Investigations on pedestrian long-term trajectory prediction based on AI and environmental maps

In highly shared urban traffic environments, it is essential to protect Vulnerable Road Users (VRU) to avoid collisions with motorized transport. One approach is to predict the intention or the future trajectories of the VRU from their previous path in order to send warnings in case of danger, or even to brake the cars in case of using driver assistance systems. The main objective of this paper is to investigate the short-term and particularly long-term prediction abilities of the AI-based predictors assisted with environmental maps, if applicable.
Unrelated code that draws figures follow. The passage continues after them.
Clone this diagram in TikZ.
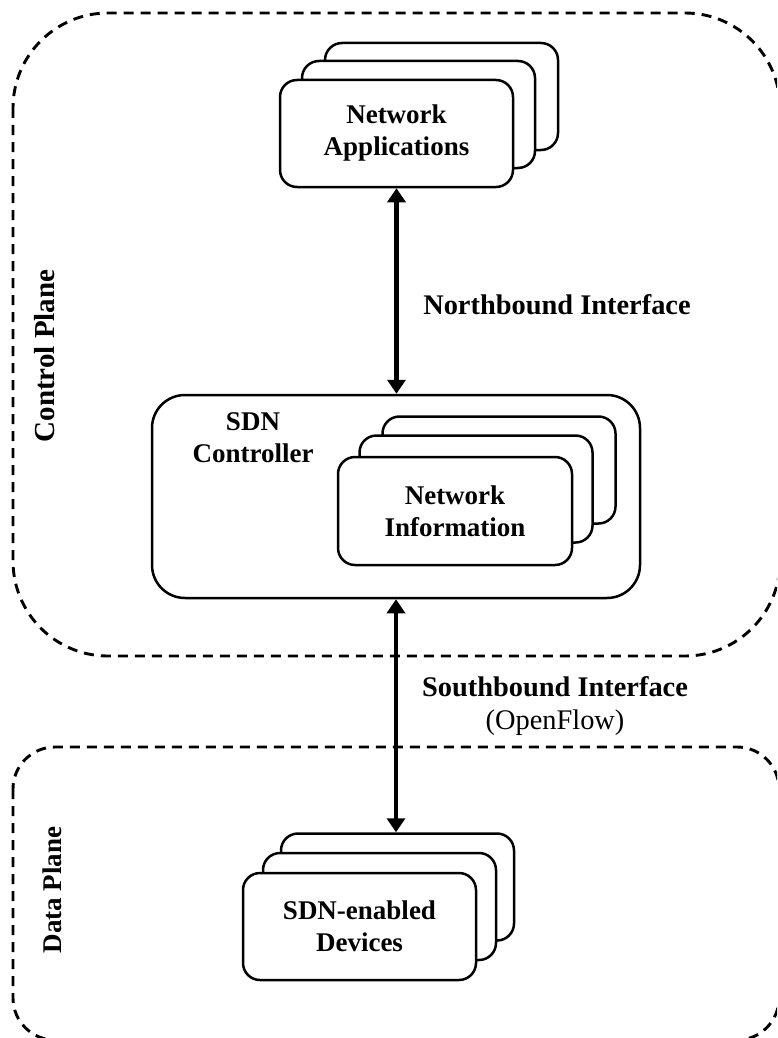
\documentclass[tikz,border=0pt]{standalone}
\usepackage{fontspec}
\setmainfont{Liberation Serif}
\usetikzlibrary{arrows.meta,calc}

\tikzset{
  plane/.style={draw=black, line width=2.9pt, dash pattern=on 10pt off 7pt},
  card/.style={draw=black, fill=white, line width=2.5pt, rounded corners=17pt,
    minimum width=233pt, minimum height=107pt, inner sep=0pt, align=center,
    font=\fontsize{27}{32}\selectfont\bfseries},
  ctrlbox/.style={draw=black, fill=white, line width=2.5pt, rounded corners=33pt,
    minimum width=488pt, minimum height=203pt, inner sep=0pt},
  lbl/.style={align=center, font=\fontsize{28.4}{33}\selectfont\bfseries, inner sep=0pt},
  side/.style={font=\fontsize{29}{33}\selectfont\bfseries, inner sep=0pt, rotate=90},
  biarrow/.style={line width=4.8pt,
    {Triangle[width=18pt,length=14pt]}-{Triangle[width=18pt,length=14pt]}}
}

\begin{document}
\begin{tikzpicture}[x=1pt, y=-1pt]
  \useasboundingbox (0,0) rectangle (777,1038);
  \clip (0,0) rectangle (777,1038);

  % control and data plane regions
  \draw[plane, rounded corners=95pt] (13,13) rectangle (780,656);
  \draw[plane, rounded corners=42pt] (13,747) rectangle (779,1040);

  \node[side] (cplane) at (45,356) {Control Plane};
  \node[side, font=\fontsize{27}{32}\selectfont\bfseries] (dplane) at (52,890) {Data Plane};

  % network applications (stack of three)
  \node[card] (app3) at (441.5,96.5) {};
  \node[card] (app2) at (418.5,114.5) {};
  \node[card] (app1) at (396.5,133.5) {Network\\Applications};

  % SDN controller with network information stack
  \node[ctrlbox] (ctrl) at (396,496.5) {};
  \node[card, draw=none, fill=none] (ctrltxt) at (253,438) {SDN\\Controller};
  \node[card] (info3) at (499,470) {};
  \node[card] (info2) at (476,489) {};
  \node[card, minimum width=234pt, minimum height=108pt] (info1) at (455,511) {Network\\Information};

  % SDN-enabled devices (stack of three)
  \node[card] (dev3) at (397.5,887) {};
  \node[card] (dev2) at (379.5,906.5) {};
  \node[card] (dev1) at (359.5,926.5) {SDN-enabled\\Devices};

  % interfaces
  \draw[biarrow] (app1.south) -- (app1.south |- ctrl.north);
  \draw[biarrow] (ctrl.south) -- (ctrl.south |- dev3.north);

  \node[lbl] (nbi) at (557,305) {Northbound Interface};
  \node[lbl] (sbi) at (555,706) {Southbound Interface\\{\mdseries(OpenFlow)}};
\end{tikzpicture}
\end{document}
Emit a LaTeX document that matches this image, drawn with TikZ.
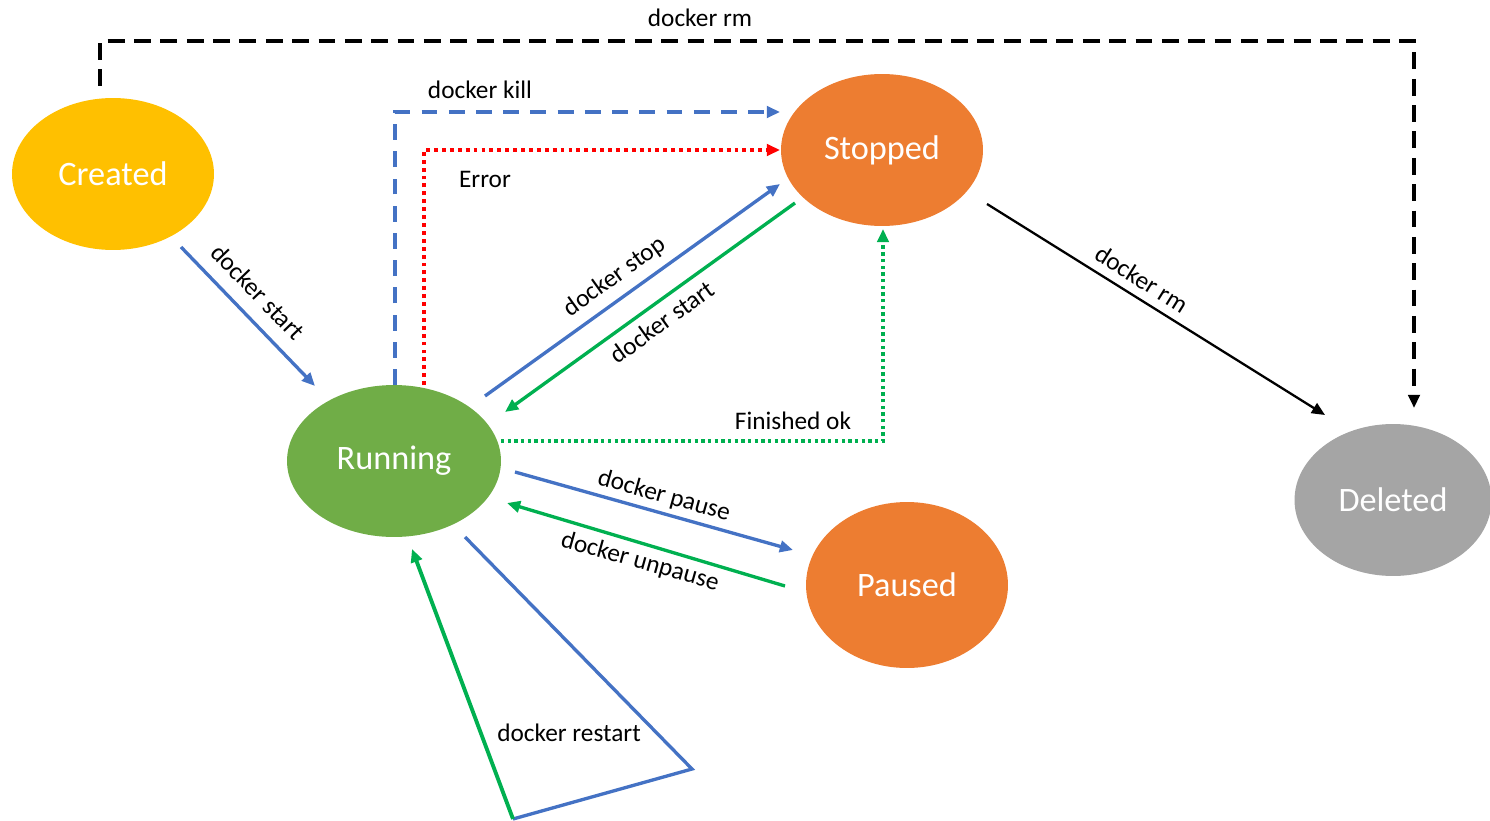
\documentclass[tikz,border=0pt]{standalone}
\usepackage{fontspec}
\setmainfont{Carlito}
\usetikzlibrary{shapes.geometric,arrows.meta,calc}
\definecolor{cCreated}{HTML}{FFC000}
\definecolor{cRun}{HTML}{70AD47}
\definecolor{cStop}{HTML}{ED7D31}
\definecolor{cDel}{HTML}{A5A5A5}
\definecolor{cBlue}{HTML}{4472C4}
\definecolor{cGreen}{HTML}{00B050}
\definecolor{cRed}{HTML}{FF0000}
\tikzset{
  state/.style={ellipse, inner sep=0pt, text=white, font=\fontsize{19.5}{22}\selectfont},
  lbl/.style={font=\fontsize{14.4}{17}\selectfont, text=black, inner sep=1pt},
  arr/.style={-{Triangle[length=7.5pt,width=6.5pt]}, line width=1.9pt},
  bluearr/.style={arr, draw=cBlue},
  greenarr/.style={arr, draw=cGreen},
  blackarr/.style={arr, draw=black, line width=1.3pt},
}
\begin{document}
\begin{tikzpicture}[x=0.02cm, y=-0.02cm]
\useasboundingbox (0,0) rectangle (1490,821);
\node[state, fill=cCreated, minimum width=4.04cm, minimum height=3.04cm] (cr) at (113,174) {Created};
\node[state, fill=cRun, minimum width=4.28cm, minimum height=3.04cm] (run) at (394,461) {Running};
\node[state, fill=cStop, minimum width=4.04cm, minimum height=3.04cm] (stop) at (882,150) {Stopped};
\node[state, fill=cStop, minimum width=4.04cm, minimum height=3.32cm] (pau) at (907,585) {Paused};
\node[state, fill=cDel, minimum width=3.94cm, minimum height=3.04cm] (del) at (1393,500) {Deleted};

% docker rm (dashed, from Created to Deleted)
\draw[arr, draw=black, line width=2.2pt, dash pattern=on 9.6pt off 5.4pt]
  ($(cr)+(-13,-88)$) -- ++(0,-45) -| ($(del)+(21,-92)$);
\node[lbl] (lrm1) at (700,18) {docker rm};

% docker kill
\draw[bluearr, line width=2.2pt, dash pattern=on 9pt off 6.5pt]
  ($(run)+(1,-76)$) |- ($(stop)+(-102,-38)$);
\node[lbl] (lkill) at (480,90) {docker kill};

% Error
\draw[arr, draw=cRed, line width=2.4pt, dash pattern=on 2.2pt off 2.3pt]
  ($(run)+(30,-76)$) |- ($(stop)+(-102,0)$);
\node[lbl] (lerr) at (485,179) {Error};

% docker stop / docker start
\draw[bluearr] ($(run)+(91,-65)$) -- ($(stop)+(-102,34)$);
\node[lbl, rotate=35.7] (lstop) at (615,277) {docker stop};
\draw[greenarr] ($(stop)+(-87,53)$) -- ($(run)+(111,-49)$);
\node[lbl, rotate=35.7] (lstart2) at (662,322) {docker start};

% Finished ok
\draw[arr, draw=cGreen, line width=1.9pt, dash pattern=on 1.9pt off 1.9pt]
  ($(run)+(107,-20)$) -| ($(stop)+(1,79)$);
\node[lbl] (lfin) at (793,421) {Finished ok};

% Created -> Running
\draw[bluearr] ($(cr)+(68,73)$) -- ($(run)+(-79,-75)$);
\node[lbl, rotate=-46] (lstart1) at (258,292) {docker start};

% pause / unpause
\draw[bluearr] ($(run)+(121,11)$) -- ($(pau)+(-114,-35)$);
\node[lbl, rotate=-15.7] (lpause) at (664,496) {docker pause};
\draw[greenarr] ($(pau)+(-122,1)$) -- ($(run)+(113,42)$);
\node[lbl, rotate=-15.7] (lunpause) at (640,562) {docker unpause};

% docker rm (Stopped -> Deleted)
\draw[blackarr] ($(stop)+(105,54)$) -- ($(del)+(-68,-85)$);
\node[lbl, rotate=-32] (lrm2) at (1142,279) {docker rm};

% docker restart
\coordinate (rsA) at (692,769);
\coordinate (rsB) at (513,819);
\draw[cBlue, line width=1.9pt, line join=miter] ($(run)+(71,76)$) -- (rsA) -- (rsB);
\draw[greenarr, line width=2.2pt] (rsB) -- ($(run)+(18,88)$);
\node[lbl] (lrestart) at (569,733) {docker restart};
\end{tikzpicture}
\end{document}
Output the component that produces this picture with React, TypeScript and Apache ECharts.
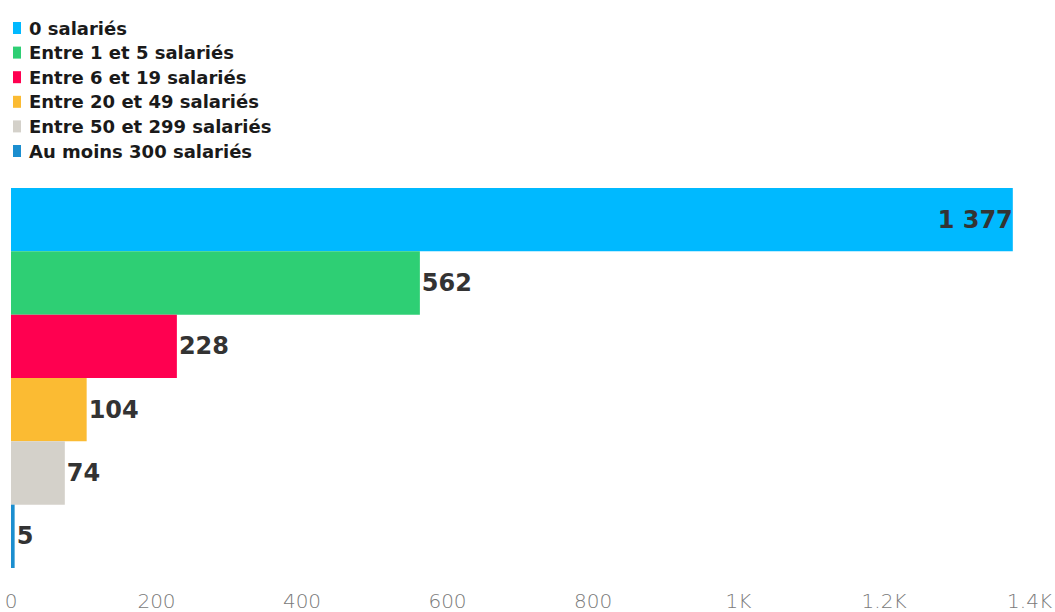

By comparing and evaluating the performance of Polynomial Regression (PR), Gaussian Process Regression (GPR), Convolutional Neural Network (CNN), and Sequence-to-sequence neural networks (SeqToSeq) applied on an open access data set (i.e., Stanford Drone Dataset (SDD)) as well as some simulated data, we can conclude that the SeqToSeq generally performs better than other methods (Average Displacement Error is 25% lower and Final Displacement Error is 20% lower compared to a first order PR). By adding the environmental maps (navigation map and diffusion map), the pedestrian's turnings are better predicted despite the fact that there is little improvement on other metrics. This can be explained by an insufficient amount of training data involving environmental maps in this research work. Thus it is still promising by adding more training data with environmental maps in the future.